Joind.in (http://joind.in)
This is the source code for the Joind.in website - a resource set up to allow events to get real-time feedback from those attending. It also gives speakers a way to claim and track their presentations over time.
This README includes instructions for setting up joind.in. You can either install joind.in on an existing PHP platform, or use our vagrant setup. Note: contributors should start at the Contributor readme (CONTRIBUTING.md).
PLEASE NOTE: This project is now in maintenance mode. Bug fixes are welcome, new features will not be accepted.
Please go to http://github.com/joindin/joindin-web2 to contribute to the next generation joind.in site: http://m.joind.in
Joind.in welcomes all contributors regardless of your ability or experience.

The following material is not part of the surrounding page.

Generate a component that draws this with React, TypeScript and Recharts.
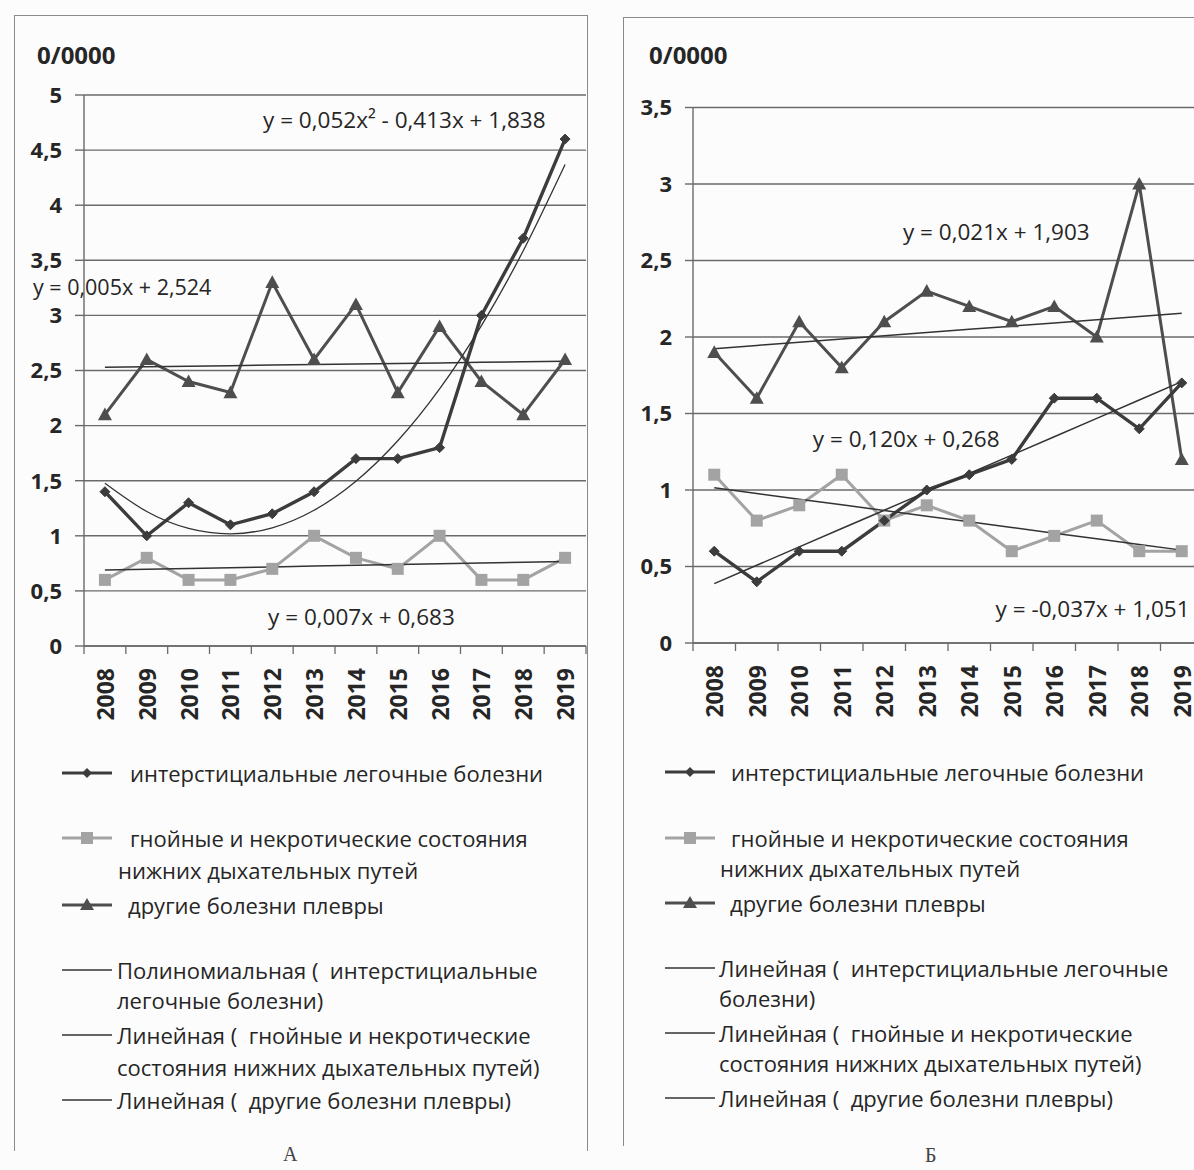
import React from 'react';
import { LineChart, Line, XAxis, YAxis, CartesianGrid, ReferenceDot } from 'recharts';

// ---------- data ----------
const years = ['2008', '2009', '2010', '2011', '2012', '2013', '2014', '2015', '2016', '2017', '2018', '2019'];

// Chart A
const interstitialA = [1.4, 1.0, 1.3, 1.1, 1.2, 1.4, 1.7, 1.7, 1.8, 3.0, 3.7, 4.6];
const purulentA = [0.6, 0.8, 0.6, 0.6, 0.7, 1.0, 0.8, 0.7, 1.0, 0.6, 0.6, 0.8];
const pleuraA = [2.1, 2.6, 2.4, 2.3, 3.3, 2.6, 3.1, 2.3, 2.9, 2.4, 2.1, 2.6];
const polyTrendA = [1.477, 1.22, 1.067, 1.018, 1.073, 1.232, 1.495, 1.862, 2.333, 2.908, 3.587, 4.37];
const purulentTrendA = [0.69, 0.697, 0.704, 0.711, 0.718, 0.725, 0.732, 0.739, 0.746, 0.753, 0.76, 0.767];
const pleuraTrendA = [2.529, 2.534, 2.539, 2.544, 2.549, 2.554, 2.559, 2.564, 2.569, 2.574, 2.579, 2.584];
const yTicksA = [0, 0.5, 1, 1.5, 2, 2.5, 3, 3.5, 4, 4.5, 5];

// Chart B
const interstitialB = [0.6, 0.4, 0.6, 0.6, 0.8, 1.0, 1.1, 1.2, 1.6, 1.6, 1.4, 1.7];
const purulentB = [1.1, 0.8, 0.9, 1.1, 0.8, 0.9, 0.8, 0.6, 0.7, 0.8, 0.6, 0.6];
const pleuraB = [1.9, 1.6, 2.1, 1.8, 2.1, 2.3, 2.2, 2.1, 2.2, 2.0, 3.0, 1.2];
const interstitialTrendB = [0.388, 0.508, 0.628, 0.748, 0.868, 0.988, 1.108, 1.228, 1.348, 1.468, 1.588, 1.708];
const purulentTrendB = [1.014, 0.977, 0.94, 0.903, 0.866, 0.829, 0.792, 0.755, 0.718, 0.681, 0.644, 0.607];
const pleuraTrendB = [1.924, 1.945, 1.966, 1.987, 2.008, 2.029, 2.05, 2.071, 2.092, 2.113, 2.134, 2.155];
const yTicksB = [0, 0.5, 1, 1.5, 2, 2.5, 3, 3.5];

// x ticks: category centres (integers) and category boundaries (halves)
const xTicks: number[] = [];
for (let i = 0; i <= years.length * 2; i++) xTicks.push(i / 2 - 0.5);

const dataA = years.map((y, i) => ({
  x: i, year: y,
  inter: interstitialA[i], pur: purulentA[i], pleu: pleuraA[i],
  interT: polyTrendA[i], purT: purulentTrendA[i], pleuT: pleuraTrendA[i],
}));
const dataB = years.map((y, i) => ({
  x: i, year: y,
  inter: interstitialB[i], pur: purulentB[i], pleu: pleuraB[i],
  interT: interstitialTrendB[i], purT: purulentTrendB[i], pleuT: pleuraTrendB[i],
}));

// ---------- styles ----------
const FONT = "'Open Sans', sans-serif";
const TEXT = '#262626';
const C_INTER = '#3c3c3c';
const C_PUR = '#a3a3a3';
const C_PLEU = '#4e4e4e';
const C_TREND = '#333333';
const C_GRID = '#6a6a6a';

const fmt = (v: number) => String(v).replace('.', ',');

const XTick = (props: any) => {
  const { x, y, payload } = props;
  const v = payload.value as number;
  if (Math.abs(v - Math.round(v)) > 0.01) {
    return <line x1={x} x2={x} y1={y} y2={y + 8} stroke={C_GRID} strokeWidth={1.3} />;
  }
  const ty = y + 22;
  return (
    <text x={x} y={ty} transform={`rotate(-90 ${x} ${ty})`} textAnchor="end" dominantBaseline="central"
      fontFamily={FONT} fontSize={23} fontWeight={700} fill={TEXT}>
      {years[Math.round(v)]}
    </text>
  );
};

const diamondDot = (props: any) => {
  const { cx, cy, index } = props;
  const s = 5;
  return <polygon key={`d${index}`} points={`${cx},${cy - s} ${cx + s},${cy} ${cx},${cy + s} ${cx - s},${cy}`} fill={C_INTER} stroke={C_INTER} strokeWidth={1} />;
};
const squareDot = (props: any) => {
  const { cx, cy, index } = props;
  const s = 6;
  return <rect key={`s${index}`} x={cx - s} y={cy - s} width={2 * s} height={2 * s} fill={C_PUR} />;
};
const triangleDot = (props: any) => {
  const { cx, cy, index } = props;
  const s = 7;
  return <polygon key={`t${index}`} points={`${cx},${cy - s} ${cx + s},${cy + s * 0.8} ${cx - s},${cy + s * 0.8}`} fill={C_PLEU} />;
};

const eqLabel = (value: string, size = 22.5) => ({
  value, position: 'right' as const, offset: 0, fill: TEXT, fontSize: size, fontFamily: FONT,
});

function ChartA() {
  return (
    <LineChart width={600} height={720} data={dataA} margin={{ top: 95, right: 14, bottom: 0, left: 0 }}>
      <CartesianGrid vertical={false} stroke={C_GRID} strokeWidth={1.4} />
      <XAxis type="number" dataKey="x" domain={[-0.5, 11.5]} ticks={xTicks} interval={0} height={74}
        tickSize={0} tickMargin={0} tick={(p: any) => <XTick {...p} />} axisLine={{ stroke: C_GRID, strokeWidth: 1.4 }} />
      <YAxis type="number" domain={[0, 5]} ticks={yTicksA} interval={0} width={84} tickSize={9} tickMargin={13}
        tickFormatter={fmt} axisLine={{ stroke: C_GRID, strokeWidth: 1.4 }} tickLine={{ stroke: C_GRID, strokeWidth: 1.4 }}
        tick={{ fontFamily: FONT, fontSize: 22, fontWeight: 700, fill: TEXT }} />
      <Line dataKey="pur" stroke={C_PUR} strokeWidth={3} dot={squareDot} activeDot={false} isAnimationActive={false} />
      <Line dataKey="pleu" stroke={C_PLEU} strokeWidth={3} dot={triangleDot} activeDot={false} isAnimationActive={false} />
      <Line dataKey="inter" stroke={C_INTER} strokeWidth={3.4} dot={diamondDot} activeDot={false} isAnimationActive={false} />
      <Line type="natural" dataKey="interT" stroke={C_TREND} strokeWidth={1.3} dot={false} activeDot={false} isAnimationActive={false} />
      <Line dataKey="purT" stroke={C_TREND} strokeWidth={1.5} dot={false} activeDot={false} isAnimationActive={false} />
      <Line dataKey="pleuT" stroke={C_TREND} strokeWidth={1.5} dot={false} activeDot={false} isAnimationActive={false} />
      <ReferenceDot x={3.78} y={4.77} r={0} stroke="none" fill="none" ifOverflow="visible" label={eqLabel('y = 0,052x² - 0,413x + 1,838')} />
      <ReferenceDot x={-1.72} y={3.25} r={0} stroke="none" fill="none" ifOverflow="visible" label={eqLabel('y = 0,005x + 2,524', 21.5)} />
      <ReferenceDot x={3.9} y={0.263} r={0} stroke="none" fill="none" ifOverflow="visible" label={eqLabel('y = 0,007x + 0,683')} />
    </LineChart>
  );
}

function ChartB() {
  return (
    <LineChart width={620} height={717} data={dataB} margin={{ top: 107.5, right: 17, bottom: 0, left: 0 }}>
      <CartesianGrid vertical={false} stroke={C_GRID} strokeWidth={1.4} />
      <XAxis type="number" dataKey="x" domain={[-0.5, 11.5]} ticks={xTicks} interval={0} height={74}
        tickSize={0} tickMargin={0} tick={(p: any) => <XTick {...p} />} axisLine={{ stroke: C_GRID, strokeWidth: 1.4 }} />
      <YAxis type="number" domain={[0, 3.5]} ticks={yTicksB} interval={0} width={93} tickSize={8} tickMargin={13}
        tickFormatter={fmt} axisLine={{ stroke: C_GRID, strokeWidth: 1.4 }} tickLine={{ stroke: C_GRID, strokeWidth: 1.4 }}
        tick={{ fontFamily: FONT, fontSize: 22, fontWeight: 700, fill: TEXT }} />
      <Line dataKey="pur" stroke={C_PUR} strokeWidth={3} dot={squareDot} activeDot={false} isAnimationActive={false} />
      <Line dataKey="pleu" stroke={C_PLEU} strokeWidth={3} dot={triangleDot} activeDot={false} isAnimationActive={false} />
      <Line dataKey="inter" stroke={C_INTER} strokeWidth={3.4} dot={diamondDot} activeDot={false} isAnimationActive={false} />
      <Line dataKey="interT" stroke={C_TREND} strokeWidth={1.5} dot={false} activeDot={false} isAnimationActive={false} />
      <Line dataKey="purT" stroke={C_TREND} strokeWidth={1.5} dot={false} activeDot={false} isAnimationActive={false} />
      <Line dataKey="pleuT" stroke={C_TREND} strokeWidth={1.5} dot={false} activeDot={false} isAnimationActive={false} />
      <ReferenceDot x={4.44} y={2.686} r={0} stroke="none" fill="none" ifOverflow="visible" label={eqLabel('y = 0,021x + 1,903')} />
      <ReferenceDot x={2.32} y={1.333} r={0} stroke="none" fill="none" ifOverflow="visible" label={eqLabel('y = 0,120x + 0,268')} />
      <ReferenceDot x={6.62} y={0.222} r={0} stroke="none" fill="none" ifOverflow="visible" label={eqLabel('y = -0,037x + 1,051')} />
    </LineChart>
  );
}

type Icon = 'diamond' | 'square' | 'triangle' | 'line';

function LegendIcon({ type, left, top }: { type: Icon; left: number; top: number }) {
  return (
    <svg width={52} height={20} style={{ position: 'absolute', left, top: top - 10 }}>
      {type === 'line' ? (
        <line x1={0} x2={50} y1={10} y2={10} stroke={C_TREND} strokeWidth={1.5} />
      ) : (
        <line x1={0} x2={50} y1={10} y2={10} stroke={type === 'square' ? C_PUR : type === 'triangle' ? C_PLEU : C_INTER} strokeWidth={3} />
      )}
      {type === 'diamond' && <polygon points="25,5 30,10 25,15 20,10" fill={C_INTER} />}
      {type === 'square' && <rect x={19} y={4} width={12} height={12} fill={C_PUR} />}
      {type === 'triangle' && <polygon points="25,3 32,15 18,15" fill={C_PLEU} />}
    </svg>
  );
}

function Txt({ left, top, children }: { left: number; top: number; children: React.ReactNode }) {
  return (
    <div style={{ position: 'absolute', left, top: top - 15, height: 30, lineHeight: '30px', whiteSpace: 'pre',
      fontFamily: FONT, fontSize: 22, color: TEXT }}>{children}</div>
  );
}

export default function App() {
  return (
    <div style={{ position: 'fixed', left: 0, top: 0, width: 1194, height: 1170, overflow: 'hidden', background: '#fcfcfc' }}>
      {/* frames */}
      <div style={{ position: 'absolute', left: 14, top: 15, width: 572, height: 1135, borderTop: '1.5px solid #8a8a8a', borderLeft: '1.5px solid #8a8a8a', borderRight: '1.5px solid #8a8a8a' }} />
      <div style={{ position: 'absolute', left: 623, top: 17, width: 700, height: 1128, borderTop: '1.5px solid #8a8a8a', borderLeft: '1.5px solid #8a8a8a' }} />

      <div style={{ position: 'absolute', left: 0, top: 0 }}><ChartA /></div>
      <div style={{ position: 'absolute', left: 600, top: 0 }}><ChartB /></div>

      {/* unit labels */}
      <div style={{ position: 'absolute', left: 37, top: 38, fontFamily: FONT, fontSize: 24, fontWeight: 700, color: TEXT }}>0/0000</div>
      <div style={{ position: 'absolute', left: 649, top: 38, fontFamily: FONT, fontSize: 24, fontWeight: 700, color: TEXT }}>0/0000</div>

      {/* legend A */}
      <LegendIcon type="diamond" left={62} top={773} />
      <Txt left={130} top={773}>интерстициальные легочные болезни</Txt>
      <LegendIcon type="square" left={62} top={838} />
      <Txt left={130} top={838}>гнойные и некротические состояния</Txt>
      <Txt left={118} top={870}>нижних дыхательных путей</Txt>
      <LegendIcon type="triangle" left={62} top={905} />
      <Txt left={128} top={905}>другие болезни плевры</Txt>
      <LegendIcon type="line" left={62} top={970} />
      <Txt left={117} top={970}>{'Полиномиальная (  интерстициальные'}</Txt>
      <Txt left={117} top={1000}>легочные болезни)</Txt>
      <LegendIcon type="line" left={62} top={1035} />
      <Txt left={117} top={1035}>{'Линейная (  гнойные и некротические'}</Txt>
      <Txt left={117} top={1067}>состояния нижних дыхательных путей)</Txt>
      <LegendIcon type="line" left={62} top={1100} />
      <Txt left={117} top={1100}>{'Линейная (  другие болезни плевры)'}</Txt>

      {/* legend B */}
      <LegendIcon type="diamond" left={665} top={772} />
      <Txt left={731} top={772}>интерстициальные легочные болезни</Txt>
      <LegendIcon type="square" left={665} top={838} />
      <Txt left={731} top={838}>гнойные и некротические состояния</Txt>
      <Txt left={720} top={868}>нижних дыхательных путей</Txt>
      <LegendIcon type="triangle" left={665} top={903} />
      <Txt left={730} top={903}>другие болезни плевры</Txt>
      <LegendIcon type="line" left={665} top={968} />
      <Txt left={719} top={968}>{'Линейная (  интерстициальные легочные'}</Txt>
      <Txt left={719} top={998}>болезни)</Txt>
      <LegendIcon type="line" left={665} top={1033} />
      <Txt left={719} top={1033}>{'Линейная (  гнойные и некротические'}</Txt>
      <Txt left={719} top={1063}>состояния нижних дыхательных путей)</Txt>
      <LegendIcon type="line" left={665} top={1098} />
      <Txt left={719} top={1098}>{'Линейная (  другие болезни плевры)'}</Txt>

      {/* panel letters */}
      <div style={{ position: 'absolute', left: 283, top: 1143, fontFamily: "'Liberation Serif', serif", fontSize: 20, lineHeight: '22px', color: '#444' }}>А</div>
      <div style={{ position: 'absolute', left: 925, top: 1144, fontFamily: "'Liberation Serif', serif", fontSize: 20, lineHeight: '22px', color: '#444' }}>Б</div>
    </div>
  );
}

We especially welcome you if you are new to Open Source development and will provide a helping hand. To ensure that everyone understands what we expect from our community, our projects have a Contributor Code of Conduct and by participating in the development of joind.in you agree to abide by its terms.
The virtual machine has been moved to a different repo. To use it fork the joindin-vm repository and follow the instructions in there.
This VM will load all three Joind.in projects (joind.in, joindin-vm and joindin-web2).
- The main website http://joind.in
- Issues list: http://joindin.jira.com/ (good bug reports ALWAYS welcome! To get started, try an issue labelled "easy-pick")
- The API repo, which much of the website also depends on: https://github.com/joindin/joindin-api
- CI Environment: lots of output and information about tests, deploys etc: http://jenkins.joind.in
- Community: We hang out on IRC, pop in with questions or comments! #joind.in on Freenode
See LICENSE file for license information for this software (located in /doc/LICENSE)
There are some tests set up, which use PHPUnit; these can be found in the src/tests directory and the src/api-v2/tests directory. There is a phing task configured to run them - from the root directory simply run "phing phpunit" to run the tests. Unfortunately, there will be no output about whether the tests passed or failed from the phing target. A better way to test when you are developing is to run the tests from within the respective tests directory by just typing phpunit. The phpunit.xml in each directory will configure the bootstrap as well as any files that should not be included.
The phpunit.xml file in the src/tests directory will run all of the PHPUnit tests. The phpunit.xml file in src/api-v2/tests will run only the API v2 unit tests.
Please do your best to ensure that any code you contributed adheres to the Joind.in coding style. This is roughly equivalent to the PEAR coding standard with a couple of rules added or taken out. You can run php codesniffer using phing on an individual file like so:
phing phpcs-human -Dfilename.php
This will run codesniffer on any file within the regular source for Joind.in or the API-v2 source. Wildcards work as does specifying part of the path in case the filename alone results in sniffing more files than you wanted.
To see a summary of the codesniff errors and warnings across the entire project, run
phing phpcs-human-summary
This will show the files that still need some attention.
git has the capability to define a global gitignore file , which means you can set up rules on your machine to ignore everything you don't want to include in your commits. This works not only for this project, but for all your other projects too.
You can define the gitignore file with a command that looks like this, where the last argument is the file that holds the patterns to ignore:
$ git config --global core.excludesfile ~/.gitignore_global
Octocat gives a good starting point for what to include, but you can also ignore the files used by your editor:
# Eclipse
.classpath
.project
.settings/
# Intellij
.idea/
*.iml
*.iws
# Maven
log/
target/
# Netbeans
nbproject/private/
For more info on ignoring files, github has an excellent help page.